Catatan Ibadah ke-3 Minggu 1 Mei 2016
Ps.Philip Mantofa: "Orang pintar tidak perlu 'orang pintar' karena sudah pintar."
Terkadang untuk menjadi pintar kita harus membayar
dengan harga mahal. Sekitar tahun
1997 aku sempat kehilangan jam tangan kulit dari Jepang pemberian papaku. Jam
tangan tersebut kusimpan di dalam lemari belajarku tetapi tidak kukunci. Suatu
hari ada beberapa tukang yang merenovasi rumahku tanpa diawasi.
Ketika aku pulang sekolah,
jam tangan tersebut tak ada di lemari belajar itu. Beberapa tukang pun ditanyai tetapi
semua mengaku tak mengambilnya. Karena jam tangan itu dibeli dengan Yen dan
jika dikurskan, harga saat itu berkisar Rp5juta, 2 orang tukang pun menawarkan
diri untuk mengantar kami menemui 'orang
pintar' bernama Mbah Ndok.
Aku dan papa pun pergi ke
rumahnya yang sederhana bersama kedua tukang tersebut. Mbah Ndok pun membaca
mantra sambil menggerak-gerakkan tangannya di atas api kemenyan. Tak lama
berselang dia berkata: "Saya tahu pelakunya tetapi saya tidak
bisa memberitahukannya. Namun, saya akan membuat orang itu kebingungan hingga
mengembalikan jam tangan tersebut ke tempatnya semula." Karena
Mbah Ndok tidak mau dibayar, kami pun hanya berterima kasih kepadanya lalu
segera pulang.
Beberapa hari kemudian
seorang tukang yang tidak ikut menemui 'orang pintar' tiba-tiba datang ke rumah
dan mengatakan bahwa dia mau mengambil perkakasnya yang ketinggalan. Tanpa
curiga dia pun dipersilahkan masuk untuk mengambilnya tanpa diawasi. Setelah
itu dia pergi. Ketika aku pulang sekolah, kutemukan jam tanganku sudah ada di
tempatnya (di dalam lemari belajarku / tempat semula - tepat seperti yang dikatakan 'orang pintar') padahal sebelumnya benar-benar sudah
hilang. Maka, kami pun mencurigai tukang itu tetapi tak ada yang kami lakukan
terhadapnya karena yang penting jam tangannya telah kembali... hehehe...
Sekitar akhir 2007
tiba-tiba rumah kami kedatangan si jago merah yang mencuri hampir seisi rumah
kami. Ealah... ketika kehilangan sebuah jam tangan, kami bisa meminta ‘orang
pintar’ membantu kami. Namun, ketika kehilangan sebanyak ini, ‘orang pintar’ mana
yang bisa membantu kami? Ya... hanya Tuhan Yesus yang bisa membantu kami tepat pada waktunya.

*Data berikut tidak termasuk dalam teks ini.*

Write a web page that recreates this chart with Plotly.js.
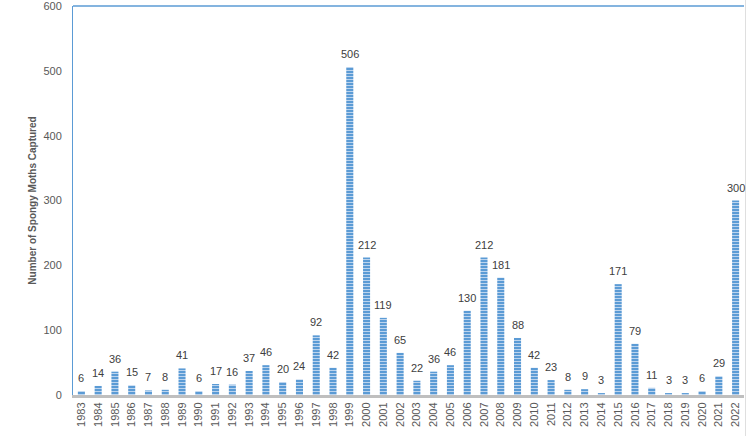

Pada akhirnya kebakaran tersebut membuat kami
belajar ikhlas. Setelah kejadian
tersebut kami tidak lagi mencari 'orang
pintar' ketika kehilangan ponsel atau semacamnya. Oh, alangkah baiknya bila
kita bisa belajar mengikhlaskan sesuatu yang kecil tanpa harus mengalami
kehilangan besar terlebih dahulu. Namun, nasi sudah menjadi bubur jadi nikmati
saja buburnya... Nikmati saja jalan ceritanya... hahaha...
Sejauh timur dari barat Engkau
membuang dosaku. Tiada Kau ingat lagi pelanggaranku. Jauh ke dalam jubir laut
Kau melemparkan dosaku. Tiada Kau perhitungkan kesalahanku.
Betapa besar kasih pengampunan-Mu
Tuhan. Tak kau pandang hina hati yang hancur. Ku berterimakasih kepada-Mu ya
Tuhan. Pengampunan yang Kau beri pulihkanku.